PROPHECIES THAT THE CHILDREN OF ISRAEL SHALL BE REUNITED.
    "Thus saith the Lord God: Behold I will take the children of Israel from among the heathen, whither they may be gone, and will gather them on every side, and bring them into their own land; and I will make them one nation in the land upon the mountains of Israel; and one king shall be king to them all; and they shall be no more two nations, . . . And David my servant shall be king over them. . . . And they shall dwell in the land that I have given unto Jacob my servant, wherein your fathers have dwelt; and they shall dwell therein, even they, and their children, and their children's children forever, and my servant David shall be their prince forever."--Ezek. 37:21-25.
    Another prophecy in nearly the same words may be found in Isa. 14:1-3; also in Jer. 3:17; Ezek. 34:11-17, 22-24; 36:24; 39:35; Zech. 8:7-8; and in several other places in the Old Testament are similar prophecies.
    Yet the ten tribes never returned, and Jerusalem is far from being the headquarters of the Israelites. Even the most ardent supporters of prophecy are obliged to admit that the above predictions were complete failures.

PROPHECIES CONCERNING EGYPT.
    Egypt came in for a full share of prophetic curses. The Lord, through his servant Ezekiel, pours out a few vials of wrath upon her sacred soil, as follows:
    "Behold, therefore I am against thee, and against thy rivers, and I will make the land of Egypt utterly waste and desolate, from the tower of Syene even unto the border of Ethiopia. No foot of man shall pass through it, nor foot of beast shall pass through it, neither shall it be inhabited forty years."--Ezek. 29:10-11.

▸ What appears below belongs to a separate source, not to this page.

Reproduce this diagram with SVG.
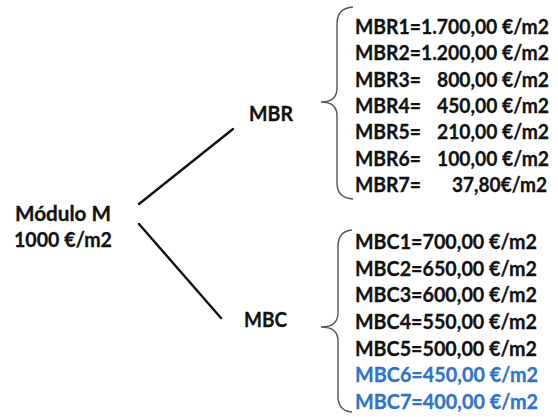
<svg xmlns="http://www.w3.org/2000/svg" width="558" height="417" viewBox="0 0 558 417">
<style>
text{font-family:Lato,"Open Sans","Liberation Sans",sans-serif;font-weight:bold;font-size:20.5px;fill:#111;stroke:#111;stroke-width:0.3}
text.blue{fill:#2E74C9;stroke:#2E74C9}
.ln{stroke:#111;stroke-width:2.4;fill:none;stroke-linecap:round}
.br{stroke:#555;stroke-width:1.4;fill:none}
</style>
<rect width="558" height="417" fill="#fff"/>
<g id="connectors">
<line class="ln" x1="139" y1="204" x2="233" y2="129"/>
<line class="ln" x1="139" y1="224" x2="221" y2="318"/>
</g>
<g id="root">
<text x="15" y="221" textLength="96" lengthAdjust="spacingAndGlyphs">Módulo M</text>
<text x="14" y="247" textLength="98" lengthAdjust="spacingAndGlyphs">1000 €/m2</text>
</g>
<g id="mbr">
<text x="249" y="121" textLength="44" lengthAdjust="spacingAndGlyphs">MBR</text>
</g>
<g id="mbc">
<text x="244" y="327" textLength="43" lengthAdjust="spacingAndGlyphs">MBC</text>
</g>
<g id="mbr-list">
<path class="br" d="M353,7 Q337,8 337,24 L337,88 Q337,102 321,102 Q337,102 337,116 L337,183 Q337,198 353,199"/>
<text x="355" y="34" textLength="66" lengthAdjust="spacingAndGlyphs">MBR1=</text>
<text x="549" y="34" text-anchor="end" textLength="128" lengthAdjust="spacingAndGlyphs">1.700,00 €/m2</text>
<text x="355" y="60.3" textLength="66" lengthAdjust="spacingAndGlyphs">MBR2=</text>
<text x="549" y="60.3" text-anchor="end" textLength="128" lengthAdjust="spacingAndGlyphs">1.200,00 €/m2</text>
<text x="355" y="86.7" textLength="66" lengthAdjust="spacingAndGlyphs">MBR3=</text>
<text x="549" y="86.7" text-anchor="end" textLength="112" lengthAdjust="spacingAndGlyphs">800,00 €/m2</text>
<text x="355" y="113" textLength="66" lengthAdjust="spacingAndGlyphs">MBR4=</text>
<text x="549" y="113" text-anchor="end" textLength="112" lengthAdjust="spacingAndGlyphs">450,00 €/m2</text>
<text x="355" y="139.3" textLength="66" lengthAdjust="spacingAndGlyphs">MBR5=</text>
<text x="549" y="139.3" text-anchor="end" textLength="112" lengthAdjust="spacingAndGlyphs">210,00 €/m2</text>
<text x="355" y="165.7" textLength="66" lengthAdjust="spacingAndGlyphs">MBR6=</text>
<text x="549" y="165.7" text-anchor="end" textLength="112" lengthAdjust="spacingAndGlyphs">100,00 €/m2</text>
<text x="355" y="192" textLength="66" lengthAdjust="spacingAndGlyphs">MBR7=</text>
<text x="547" y="192" text-anchor="end" textLength="95" lengthAdjust="spacingAndGlyphs">37,80€/m2</text>
</g>
<g id="mbc-list">
<path class="br" d="M352,230 Q338,231 338,247 L338,313 Q338,327 321,327 Q338,327 338,341 L338,396 Q338,411 352,412"/>
<text x="355" y="249" textLength="182" lengthAdjust="spacingAndGlyphs">MBC1=700,00 €/m2</text>
<text x="355" y="275.7" textLength="182" lengthAdjust="spacingAndGlyphs">MBC2=650,00 €/m2</text>
<text x="355" y="302.3" textLength="182" lengthAdjust="spacingAndGlyphs">MBC3=600,00 €/m2</text>
<text x="355" y="329" textLength="182" lengthAdjust="spacingAndGlyphs">MBC4=550,00 €/m2</text>
<text x="355" y="355.7" textLength="182" lengthAdjust="spacingAndGlyphs">MBC5=500,00 €/m2</text>
<text class="blue" x="355" y="382.3" textLength="183" lengthAdjust="spacingAndGlyphs">MBC6=450,00 €/m2</text>
<text class="blue" x="355" y="409" textLength="183" lengthAdjust="spacingAndGlyphs">MBC7=400,00 €/m2</text>
</g>
</svg>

    Who believes that this prophecy was ever fulfilled? Indeed it may be considered an absolute certainty that no such terrible visitation ever befell Egypt. The same can be said of the prophecies concerning Idumea, or Edom, a country 20 by 100 miles in extent lying below the Dead Sea. Isaiah says: "From generation to generation it shall lie waste; none shall pass through it forever and ever."--Isa. 34:10. He informs us also that the streams of that land "shall be turned into pitch, and the dust thereof into brimstone" and that satyrs and other terrible monsters shall inhabit the land.
    What a veritable paradise for naturalists and relic hunters!

RESCINDED PROPHECIES.
    A remarkable case of rescinding of prophecy may be found in the 38th chapter of Isaiah and repeated with some variations in 2 Kings 29.
    Hezekiah was sick unto death; Isaiah told him he should die, for the Lord said so. Hezekiah was not ready to die; his earthly affairs were not in shape; so he turned his face to the wall and prayed that he might live. His prayer was answered.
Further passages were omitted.